Sixth Man: Women’s Hockey

hockey

There are certain things you have to be willing to give up in you’re going to enjoy a women’s hockey game: namely, the hitting that really serves to make men’s games entertaining. No one gets crushed against the boards in a women’s hockey game–or if they do, the referees are sure to take it pretty seriously. Instead, it’s an arguably more fluid game, with the puck constantly in motion and far less likely to get stuck in a corner, buried in a scrum of swarming bodies. But still: no hitting.

Despite this crucial difference, there is a lot that is the same about the Brown men’s hockey and Brown women’s hockey experience. Most excitingly, Hermano!!!!! For those of you who missed my multiple men’s hockey posts way back in 2012–I’m sure that’s hardly any of you–I’ll give a brief description of Hermano(!!!!!). Hermano(!!!!!) is the nice Brown Athletics employee who drives the zamboni, the machine used to smooth the ice between periods. I don’t know if this is typical of other hockey teams, because I’m not a huge hockey fan, but Brown hockey treats Hermano(!!!!!) like a superstar. He gets an announcement befitting peak-era Michael Jordan from the PA guy, and then the scoreboard does a little graphic with flames around the word “Hermano!!!!!” He also gets to drive a flame-bedazzled zamboni. And, to be clear, Hermano(!!!!!) is a superstar.

By the by, because the period intermissions are so fucking long (15 minutes), and literally the only thing that happens is Hermano(!!!!!) driving the zamboni around, my friend and I got to talking about the zamboni market. As it turns out, zambonis are made by the Zamboni company, and they’re pretty pricey. Hermano(!!!!!) most likely drives a 546 model, as per some cursory research, which can run in the low hundreds of thousands of dollars. So that’s where my tuition money has been going!

Anyhow, there also happened to be some hockey between Hermano(!!!!!) shows. The Polar Bears (see what I did there? shouldn’t our hockey teams be called that?) battled the University of Maine on Friday afternoon, and boy, it was a pulse-quickening nail-biter. Well, kind of. After jumping out to a 2-0 lead, Bruno conceded two Maine goals, then finished the game with three unanswered goals for a 5-2 victory (they now stand at 2-4 on the season, with a rematch against Maine set for Saturday afternoon). The five goals were spread across four different players, with Kaitlyn Keon ’15 scoring twice and Sarah Robson ’15 assisting thrice. It was briefly exciting for the 2-2 part, but that didn’t really last long, so Sixth Man had to look elsewhere for entertainment.
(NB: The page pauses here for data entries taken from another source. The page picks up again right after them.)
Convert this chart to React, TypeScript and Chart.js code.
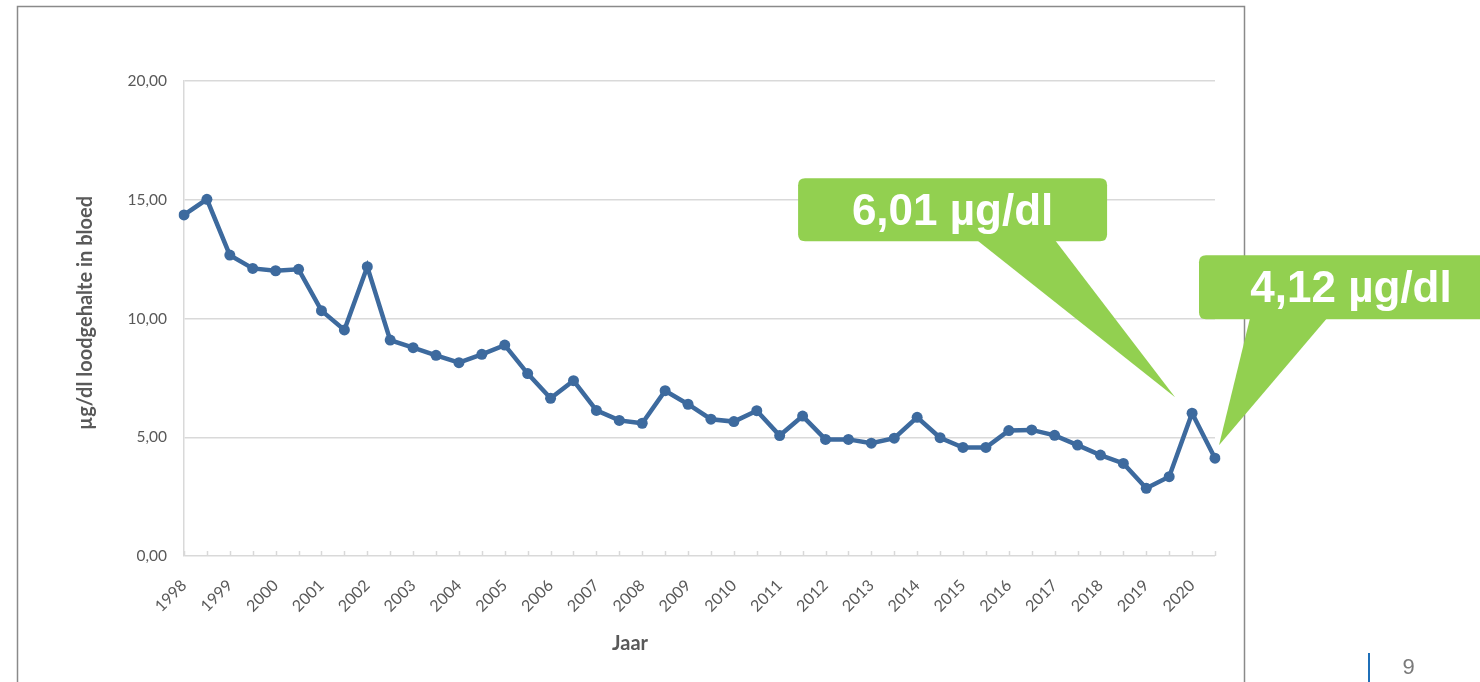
import React, { useEffect, useRef } from 'react';
import { Chart, registerables } from 'chart.js';

Chart.register(...registerables);

// Years on the category axis (two measurements per year)
const years = [
  '1998', '1999', '2000', '2001', '2002', '2003', '2004', '2005', '2006', '2007', '2008', '2009',
  '2010', '2011', '2012', '2013', '2014', '2015', '2016', '2017', '2018', '2019', '2020',
];

// Lead in blood (µg/dl), two values per year
const leadValues = [
  14.36, 15.02, 12.67, 12.11, 12.01, 12.07, 10.33, 9.52, 12.18, 9.09, 8.77, 8.45,
  8.14, 8.49, 8.88, 7.68, 6.64, 7.38, 6.13, 5.71, 5.59, 6.96, 6.39, 5.76,
  5.66, 6.12, 5.07, 5.89, 4.91, 4.91, 4.75, 4.96, 5.84, 4.98, 4.57, 4.57,
  5.28, 5.31, 5.08, 4.67, 4.25, 3.9, 2.85, 3.34, 6.01, 4.12,
];

const yTickValues = [0, 5, 10, 15, 20];

const yAxisTitle = 'µg/dl loodgehalte in bloed';
const xAxisTitle = 'Jaar';
const pageNumber = '9';

// Callouts anchored to data points (index in leadValues)
const calloutIndices = [44, 45];

const categoryLabels = leadValues.map((_, i) => (i % 2 === 0 ? years[i / 2] : ''));
const fmt = (v: number) => v.toFixed(2).replace('.', ',');

const calloutStyles = [
  { tipDx: -17, tipDy: -16, boxDx: -377, boxDy: -219, w: 309, h: 63, base1: -198, base2: -120 },
  { tipDx: 4, tipDy: -13, boxDx: -20, boxDy: -190, w: 304, h: 64, base1: 31, base2: 108 },
];

const GRID = '#d9d9d9';
const TEXT = '#595959';
const LINE = '#3d6a9e';
const GREEN = '#92d050';

function roundRect(ctx: CanvasRenderingContext2D, x: number, y: number, w: number, h: number, r: number) {
  ctx.beginPath();
  ctx.moveTo(x + r, y);
  ctx.lineTo(x + w - r, y);
  ctx.quadraticCurveTo(x + w, y, x + w, y + r);
  ctx.lineTo(x + w, y + h - r);
  ctx.quadraticCurveTo(x + w, y + h, x + w - r, y + h);
  ctx.lineTo(x + r, y + h);
  ctx.quadraticCurveTo(x, y + h, x, y + h - r);
  ctx.lineTo(x, y + r);
  ctx.quadraticCurveTo(x, y, x + r, y);
  ctx.closePath();
}

const decorPlugin = {
  id: 'decor',
  beforeDraw(chart: any) {
    const ctx: CanvasRenderingContext2D = chart.ctx;
    ctx.save();
    ctx.fillStyle = '#ffffff';
    ctx.fillRect(0, 0, chart.width, chart.height);
    // slide frame
    ctx.strokeStyle = '#8a8a8a';
    ctx.lineWidth = 1.5;
    ctx.beginPath();
    ctx.moveTo(17.5, chart.height + 5);
    ctx.lineTo(17.5, 6.5);
    ctx.lineTo(1244.5, 6.5);
    ctx.lineTo(1244.5, chart.height + 5);
    ctx.stroke();
    // page number
    ctx.strokeStyle = '#1f6fb8';
    ctx.lineWidth = 2;
    ctx.beginPath();
    ctx.moveTo(1369, 653);
    ctx.lineTo(1369, chart.height);
    ctx.stroke();
    ctx.fillStyle = '#7a7a7a';
    ctx.font = '22px "Liberation Sans", Arial, sans-serif';
    ctx.textAlign = 'center';
    ctx.textBaseline = 'middle';
    ctx.fillText(pageNumber, 1408.5, 668);
    ctx.restore();
  },
  beforeDatasetsDraw(chart: any) {
    const ctx: CanvasRenderingContext2D = chart.ctx;
    const xs = chart.scales.x;
    const bottom = chart.chartArea.bottom;
    ctx.save();
    ctx.strokeStyle = GRID;
    ctx.lineWidth = 1.5;
    ctx.beginPath();
    for (let i = 0; i < leadValues.length; i++) {
      const px = Math.round(xs.getPixelForValue(i)) + 0.5;
      ctx.moveTo(px, bottom);
      ctx.lineTo(px, bottom - 5);
    }
    ctx.stroke();
    ctx.restore();
  },
  afterDraw(chart: any) {
    const ctx: CanvasRenderingContext2D = chart.ctx;
    const xs = chart.scales.x;
    const ys = chart.scales.y;
    ctx.save();
    // axis titles
    ctx.fillStyle = TEXT;
    ctx.font = 'bold 20px Lato, sans-serif';
    ctx.textAlign = 'center';
    ctx.textBaseline = 'middle';
    ctx.fillText(xAxisTitle, 630, 644);
    ctx.save();
    ctx.translate(86, 313);
    ctx.rotate(-Math.PI / 2);
    ctx.fillText(yAxisTitle, 0, 0);
    ctx.restore();

    // callouts
    calloutIndices.forEach((idx, k) => {
      const s = calloutStyles[k];
      const tipX = xs.getPixelForValue(idx) + s.tipDx;
      const tipY = ys.getPixelForValue(leadValues[idx]) + s.tipDy;
      const bx = tipX + s.boxDx;
      const by = tipY + s.boxDy;
      ctx.fillStyle = GREEN;
      roundRect(ctx, bx, by, s.w, s.h, 7);
      ctx.fill();
      ctx.beginPath();
      ctx.moveTo(tipX + s.base1, by + s.h - 1);
      ctx.lineTo(tipX, tipY);
      ctx.lineTo(tipX + s.base2, by + s.h - 1);
      ctx.closePath();
      ctx.fill();
      ctx.fillStyle = '#ffffff';
      ctx.font = 'bold 44px "Liberation Sans", Arial, sans-serif';
      ctx.textAlign = 'center';
      ctx.textBaseline = 'middle';
      ctx.fillText(fmt(leadValues[idx]) + ' µg/dl', bx + s.w / 2, by + s.h / 2 + 3);
    });
    ctx.restore();
  },
};

export default function App() {
  const ref = useRef<HTMLCanvasElement>(null);

  useEffect(() => {
    if (!ref.current) return;
    const chart = new Chart(ref.current, {
      type: 'line',
      data: {
        labels: categoryLabels,
        datasets: [
          {
            data: leadValues,
            borderColor: LINE,
            backgroundColor: LINE,
            borderWidth: 4.5,
            pointRadius: 5.5,
            pointBorderWidth: 0,
            pointBackgroundColor: LINE,
            tension: 0,
            fill: false,
          },
        ],
      },
      options: {
        responsive: false,
        animation: false,
        devicePixelRatio: 1,
        layout: { padding: { top: 81, right: 265, left: 0, bottom: 0 } },
        plugins: {
          legend: { display: false },
          tooltip: { enabled: false },
          title: { display: false },
        },
        scales: {
          x: {
            type: 'category',
            offset: false,
            grid: { display: false },
            border: { display: false },
            ticks: {
              autoSkip: false,
              maxRotation: 45,
              minRotation: 45,
              padding: 12,
              color: TEXT,
              font: { family: 'Lato, sans-serif', size: 16 },
              callback: (_v: any, i: number) => categoryLabels[i],
            },
            afterFit: (scale: any) => {
              scale.height = 126;
            },
          },
          y: {
            min: 0,
            max: 20,
            grid: { color: GRID, lineWidth: 1.5, drawTicks: false },
            border: { display: true, color: GRID, width: 1.5 },
            afterBuildTicks: (scale: any) => {
              scale.ticks = yTickValues.map((v) => ({ value: v }));
            },
            ticks: {
              padding: 17,
              color: TEXT,
              font: { family: 'Lato, sans-serif', size: 15.5 },
              callback: (v: any) => fmt(Number(v)),
            },
            afterFit: (scale: any) => {
              scale.width = 184;
            },
          },
        },
      },
      plugins: [decorPlugin],
    });
    return () => chart.destroy();
  }, []);

  return (
    <div
      style={{
        position: 'fixed',
        left: 0,
        top: 0,
        width: 1480,
        height: 682,
        background: '#ffffff',
        overflow: 'hidden',
      }}
    >
      <canvas ref={ref} width={1480} height={682} style={{ display: 'block', width: 1480, height: 682 }} />
    </div>
  );
}
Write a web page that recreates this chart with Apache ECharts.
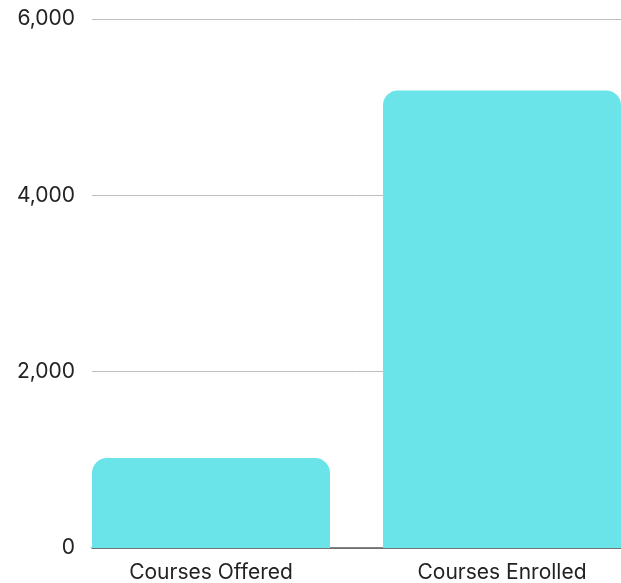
<!DOCTYPE html>
<html>
<head>
<meta charset="utf-8">
<script src="https://cdn.jsdelivr.net/npm/echarts@6/dist/echarts.min.js"></script>
<style>
  html, body { margin: 0; padding: 0; background: #fff; }
  #chart { width: 621px; height: 583px; }
</style>
</head>
<body>
<div id="chart"></div>
<script>
var categories = ['Courses Offered', 'Courses Enrolled'];
var courseValues = [1020, 5190];
var yTicks = [0, 2000, 4000, 6000];

var font = 'Inter, "Noto Sans", sans-serif';
var myChart = echarts.init(document.getElementById('chart'));

var option = {
    animation: false,
    grid: [
        // bar grid, widened so the bars fill the visible plot area
        { left: 65.5, width: 582, top: 19, bottom: 35, outerBoundsMode: 'none' },
        // axis grid: split lines, y labels and baseline
        { left: 92, right: 0, top: 19, bottom: 35, outerBoundsMode: 'none' }
    ],
    xAxis: [
        {
            type: 'category',
            gridIndex: 0,
            data: categories,
            axisLine: { show: false },
            axisTick: { show: false },
            axisLabel: { color: '#222', fontSize: 21, fontFamily: font, margin: 14 }
        },
        {
            type: 'category',
            gridIndex: 1,
            data: categories,
            axisLine: { show: true, lineStyle: { color: '#5a5a5a', width: 1.5 } },
            axisTick: { show: false },
            axisLabel: { show: false }
        }
    ],
    yAxis: [
        {
            type: 'value',
            gridIndex: 0,
            min: yTicks[0],
            max: yTicks[yTicks.length - 1],
            interval: 2000,
            show: false
        },
        {
            type: 'value',
            gridIndex: 1,
            min: yTicks[0],
            max: yTicks[yTicks.length - 1],
            interval: 2000,
            axisLine: { show: false },
            axisTick: { show: false },
            splitLine: { lineStyle: { color: '#bdbdbd', width: 1 } },
            axisLabel: {
                color: '#222', fontSize: 21, fontFamily: font, margin: 17,
                formatter: function (v) { return v.toLocaleString('en-US'); }
            }
        }
    ],
    series: [
        {
            type: 'bar',
            xAxisIndex: 0,
            yAxisIndex: 0,
            data: courseValues,
            barCategoryGap: '18.2%',
            z: 3,
            itemStyle: { color: '#6ae4e8', borderRadius: [15, 15, 0, 0] }
        }
    ]
};
myChart.setOption(option);
</script>
</body>
</html>
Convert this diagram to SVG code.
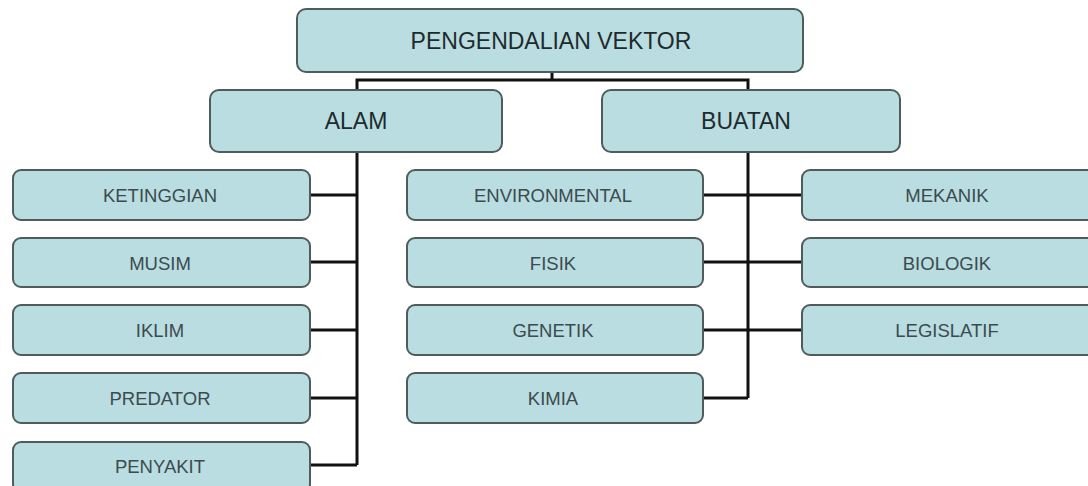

The chief source of outside enjoyment is the strange, eclectic music that gets pumped from the speakers at every stoppage of play–10-second clips (maybe the iTunes samples?) of songs ranging from “Who Let The Dogs Out?” to “Stronger” [the Kelly Clarkson version, not Kanye] to “Born in the USA” to “Gagnam Style.” I suspect that the person in charge of the music dug up the repertoire from the 1998 team, then asked their seventh-grade daughter for hip new song choices. The music is complimented by a slightly over-excited announcer, who screams the names of goal-scorers about three minutes after the goal happens. The players, of whom there are about 20, applaud goals more loudly than the fans, of whom there were exactly 61 plus whoever was in the press box (I counted; also note that Blog unfortunately does not get to sit in the press box despite its highly professional write-ups).

That’s really about all I have to say about women’s hockey (did I mention Hermano!!!!!?). I wouldn’t necessarily recommend sitting through an entire three periods of a non-conference game, like I did (okay, actually I got there late and left early, sue me), but showing up for the third period of a conference game could definitely be a chill call. Consider checking out the intra-city rivalry game against PC on the 28th at 2 p.m.; otherwise wait until after break for ECAC match-ups against Yale (January 23) or national number five Quinnipiac (February 21, senior night). Say hi to Hermano(!!!!!) for me! [Disclaimer: no Blog writer has ever successfully corralled the legend that is Hermano(!!!!!) for an interview, but perhaps–hint, hint–we will in the future.]